I’m not stupid – I’ve got a good job – but inside I’m a nervous wreck. If I’m near a computer I’ll check everything I say and everything I type. Online dictionaries, encyclopedias, news sites – every possible source until I’m certain that I’m correct. When I’m away from a PC, peace of mind is just a few short clicks away via my phone’s internet browser. Even simple words and facts get double and triple checked. In the past few days I’ve googled the dictionary definitions of ‘innocuous’, ‘default’ and ‘good egg’. Have a look at an excerpt from my Facebook page last night.
You might think that I come across as calm and authoritative in this exchange, but when Mark posted “You’ve not done your maths right” a part of me nearly died.

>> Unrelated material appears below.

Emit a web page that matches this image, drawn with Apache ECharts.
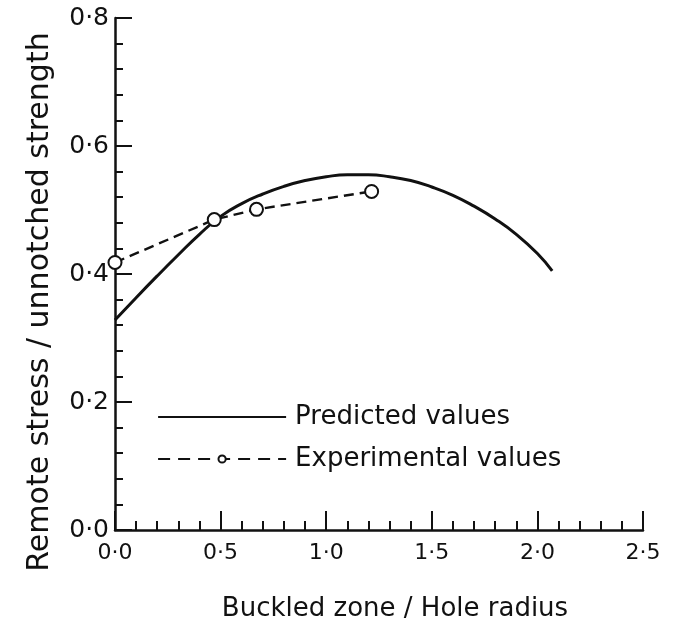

I started sweating and blushing. I felt sick. In the minutes between my “Prove it” and Mark’s retraction I felt like I wanted to burn down the entire world… and I was right! Can you imagine what would happen to me if I was actually proven wrong?
But you will never prove me wrong, because by the time that I open my mouth to speak, hover my cursor over ‘Post’ or press my thumb against the ‘Send’ button – I am Right.